Die Besprechung fand am 24. 2. von 12.15 Uhr bis 13.10 Uhr statt (Nachl. Pünder  Nr. 43, Bl. 238). Zur RT-Rede des REM s. RT-Bd. 445, S. 1163 –1173.

Staatssekretär Dr. Trendelenburg fürchtete, daß die Ermöglichung von Zollerhöhungen die Wirtschaft auf diesen an sich falschen Weg bringen werde.

Der Reichsminister für Ernährung und Landwirtschaft führte weiter aus, daß er auf die Feststellung des Enquêteausschusses, die innere Verflechtung der deutschen Wirtschaft und die Notwendigkeit einer Ordnung des Binnenmarktes eingehen werde6. Er werde an die Worte des Reichsministers des Auswärtigen erinnern, der auf die Notwendigkeit hingewiesen habe, die Ausfuhr zu steigern und die Einfuhr zu verringern7.

6

S. RT-Bd. 445, S. 1164 . Vgl. dazu: „Ausschuß zur Untersuchung der Erzeugungs- und Absatzbedingungen der deutschen Wirtschaft“ (Hrsg), Die innere Verflechtung der deutschen Wirtschaft […] I. Unterausschuß, 2. Arbeitsgruppe, 2. Bd. (1930), S. 273.

7

S. RT-Bd. 445, S. 1164 .

[912] Das Reichsministerium war sich darüber einig, daß die Zwischenzölle für Speck und Schmalz aufgehoben werden. Die Reichsregierung wird den Zeitpunkt der Aufhebung bestimmen8.

8

Vgl. den bereits vorliegenden Kabinettsbeschluß vom 25.10.30, Dok. Nr. 149, P. 2.

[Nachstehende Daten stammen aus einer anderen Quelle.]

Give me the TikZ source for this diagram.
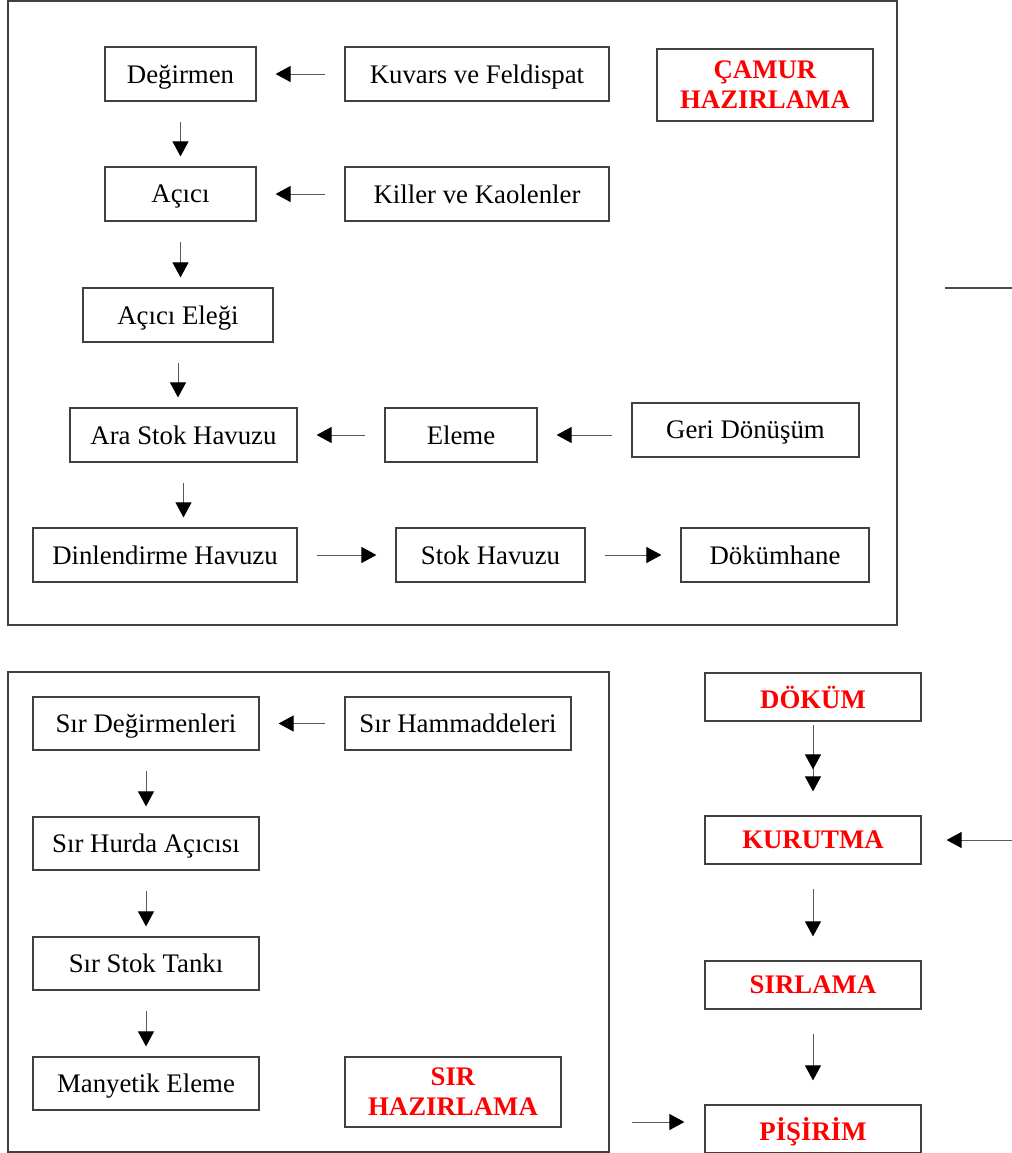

Wegen des kleinen Grenzverkehrs wird der Reichsminister für Ernährung und Landwirtschaft in seiner Rede nur allgemein mitteilen, daß Übelstände durch Verhandlungen möglichst bald beseitigt werden sollen. Die Einzelmaßnahmen für die Landwirtschaft sollen von der Lösung des Problems des Genossenschaftswesens und der Durchführung des Gesamtplans für die Landwirtschaft abhängig gemacht werden. Den Handelspolitischen Ausschuß des Reichstags mit der Aufhebung der Zwischenzölle für Speck zu befassen, sei nur während der Session des Reichstags möglich, da nachher nur der Auswärtige Ausschuß und der Überwachungsausschuß zusammentreten können9.

9

Zur parlamentarischen Beratung der Agrarvorlage s. Dok. Nr. 260 und Dok. Nr. 264.